• OBJECTIVE: From the listing that follows, output everything exactly except the pictures.

━━━ DATA EXTRACT ━━━

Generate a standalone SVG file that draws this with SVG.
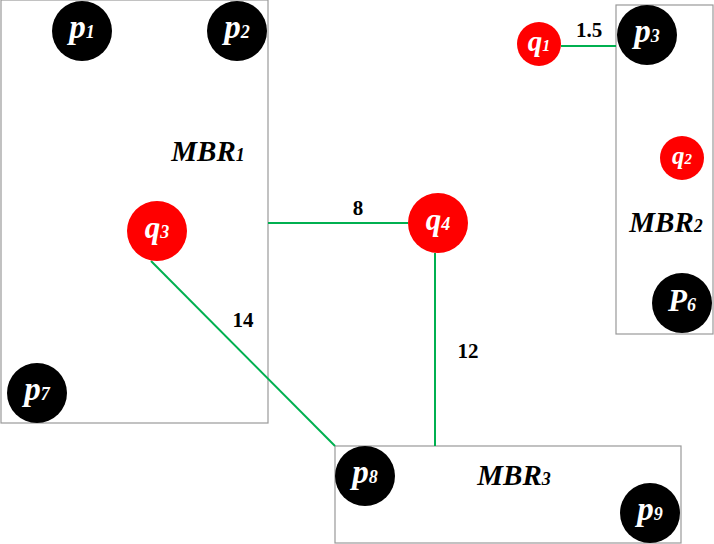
<svg xmlns="http://www.w3.org/2000/svg" width="714" height="544" viewBox="0 0 714 544">
<style>
.mbr{fill:none;stroke:#999;stroke-width:1.2}
.p{fill:#000}
.q{fill:#f00}
.lbl{font-family:"Liberation Serif",serif;font-weight:bold;font-style:italic;fill:#fff;text-anchor:middle}
.mt{font-family:"Liberation Serif",serif;font-weight:bold;font-style:italic;fill:#000;text-anchor:middle}
.num{font-family:"Liberation Serif",serif;font-weight:bold;fill:#000;font-size:21px;text-anchor:middle}
.edge{stroke:#00b050;stroke-width:2;fill:none}
</style>
<rect width="714" height="544" fill="#fff"/>
<g id="mbr1"><rect class="mbr" x="1" y="0" width="267" height="423"/><text class="mt" x="208" y="161" font-size="29">MBR<tspan font-size="18">1</tspan></text></g>
<g id="mbr2"><rect class="mbr" x="616" y="5" width="97" height="329"/><text class="mt" x="666" y="232" font-size="29">MBR<tspan font-size="18">2</tspan></text></g>
<g id="mbr3"><rect class="mbr" x="335" y="446" width="346" height="97"/><text class="mt" x="514" y="485" font-size="29">MBR<tspan font-size="18">3</tspan></text></g>
<g id="edges">
<line class="edge" x1="561" y1="46" x2="616" y2="46"/>
<line class="edge" x1="268" y1="223" x2="408" y2="223"/>
<line class="edge" x1="435" y1="253" x2="435" y2="446"/>
<line class="edge" x1="151" y1="261" x2="335" y2="446"/>
<text class="num" x="589" y="37">1.5</text>
<text class="num" x="358" y="215">8</text>
<text class="num" x="243" y="327">14</text>
<text class="num" x="468" y="358">12</text>
</g>
<g id="p1"><circle class="p" cx="82" cy="31" r="30"/><text class="lbl" x="82" y="38" font-size="33">p<tspan font-size="18">1</tspan></text></g>
<g id="p2"><circle class="p" cx="237" cy="31" r="30"/><text class="lbl" x="237" y="38" font-size="33">p<tspan font-size="18">2</tspan></text></g>
<g id="p3"><circle class="p" cx="647" cy="35" r="30"/><text class="lbl" x="647" y="42" font-size="33">p<tspan font-size="18">3</tspan></text></g>
<g id="q1"><circle class="q" cx="539" cy="44" r="22"/><text class="lbl" x="539" y="51" font-size="29">q<tspan font-size="16">1</tspan></text></g>
<g id="q2"><circle class="q" cx="682" cy="158" r="22"/><text class="lbl" x="682" y="164" font-size="25">q<tspan font-size="15">2</tspan></text></g>
<g id="q3"><circle class="q" cx="157" cy="231" r="30"/><text class="lbl" x="157" y="238" font-size="31">q<tspan font-size="18">3</tspan></text></g>
<g id="q4"><circle class="q" cx="438" cy="223" r="30"/><text class="lbl" x="438" y="230" font-size="31">q<tspan font-size="18">4</tspan></text></g>
<g id="p6"><circle class="p" cx="682" cy="303" r="30"/><text class="lbl" x="682" y="311" font-size="31">P<tspan font-size="18">6</tspan></text></g>
<g id="p7"><circle class="p" cx="37" cy="393" r="30"/><text class="lbl" x="37" y="400" font-size="33">p<tspan font-size="18">7</tspan></text></g>
<g id="p8"><circle class="p" cx="365" cy="476" r="30"/><text class="lbl" x="365" y="483" font-size="33">p<tspan font-size="18">8</tspan></text></g>
<g id="p9"><circle class="p" cx="650" cy="513" r="30"/><text class="lbl" x="650" y="520" font-size="33">p<tspan font-size="18">9</tspan></text></g>
</svg>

━━━

• EXPECTED OUTPUT:
Generate a standalone SVG file that draws this with SVG.
<svg xmlns="http://www.w3.org/2000/svg" width="714" height="544" viewBox="0 0 714 544">
<style>
.mbr{fill:none;stroke:#999;stroke-width:1.2}
.p{fill:#000}
.q{fill:#f00}
.lbl{font-family:"Liberation Serif",serif;font-weight:bold;font-style:italic;fill:#fff;text-anchor:middle}
.mt{font-family:"Liberation Serif",serif;font-weight:bold;font-style:italic;fill:#000;text-anchor:middle}
.num{font-family:"Liberation Serif",serif;font-weight:bold;fill:#000;font-size:21px;text-anchor:middle}
.edge{stroke:#00b050;stroke-width:2;fill:none}
</style>
<rect width="714" height="544" fill="#fff"/>
<g id="mbr1"><rect class="mbr" x="1" y="0" width="267" height="423"/><text class="mt" x="208" y="161" font-size="29">MBR<tspan font-size="18">1</tspan></text></g>
<g id="mbr2"><rect class="mbr" x="616" y="5" width="97" height="329"/><text class="mt" x="666" y="232" font-size="29">MBR<tspan font-size="18">2</tspan></text></g>
<g id="mbr3"><rect class="mbr" x="335" y="446" width="346" height="97"/><text class="mt" x="514" y="485" font-size="29">MBR<tspan font-size="18">3</tspan></text></g>
<g id="edges">
<line class="edge" x1="561" y1="46" x2="616" y2="46"/>
<line class="edge" x1="268" y1="223" x2="408" y2="223"/>
<line class="edge" x1="435" y1="253" x2="435" y2="446"/>
<line class="edge" x1="151" y1="261" x2="335" y2="446"/>
<text class="num" x="589" y="37">1.5</text>
<text class="num" x="358" y="215">8</text>
<text class="num" x="243" y="327">14</text>
<text class="num" x="468" y="358">12</text>
</g>
<g id="p1"><circle class="p" cx="82" cy="31" r="30"/><text class="lbl" x="82" y="38" font-size="33">p<tspan font-size="18">1</tspan></text></g>
<g id="p2"><circle class="p" cx="237" cy="31" r="30"/><text class="lbl" x="237" y="38" font-size="33">p<tspan font-size="18">2</tspan></text></g>
<g id="p3"><circle class="p" cx="647" cy="35" r="30"/><text class="lbl" x="647" y="42" font-size="33">p<tspan font-size="18">3</tspan></text></g>
<g id="q1"><circle class="q" cx="539" cy="44" r="22"/><text class="lbl" x="539" y="51" font-size="29">q<tspan font-size="16">1</tspan></text></g>
<g id="q2"><circle class="q" cx="682" cy="158" r="22"/><text class="lbl" x="682" y="164" font-size="25">q<tspan font-size="15">2</tspan></text></g>
<g id="q3"><circle class="q" cx="157" cy="231" r="30"/><text class="lbl" x="157" y="238" font-size="31">q<tspan font-size="18">3</tspan></text></g>
<g id="q4"><circle class="q" cx="438" cy="223" r="30"/><text class="lbl" x="438" y="230" font-size="31">q<tspan font-size="18">4</tspan></text></g>
<g id="p6"><circle class="p" cx="682" cy="303" r="30"/><text class="lbl" x="682" y="311" font-size="31">P<tspan font-size="18">6</tspan></text></g>
<g id="p7"><circle class="p" cx="37" cy="393" r="30"/><text class="lbl" x="37" y="400" font-size="33">p<tspan font-size="18">7</tspan></text></g>
<g id="p8"><circle class="p" cx="365" cy="476" r="30"/><text class="lbl" x="365" y="483" font-size="33">p<tspan font-size="18">8</tspan></text></g>
<g id="p9"><circle class="p" cx="650" cy="513" r="30"/><text class="lbl" x="650" y="520" font-size="33">p<tspan font-size="18">9</tspan></text></g>
</svg>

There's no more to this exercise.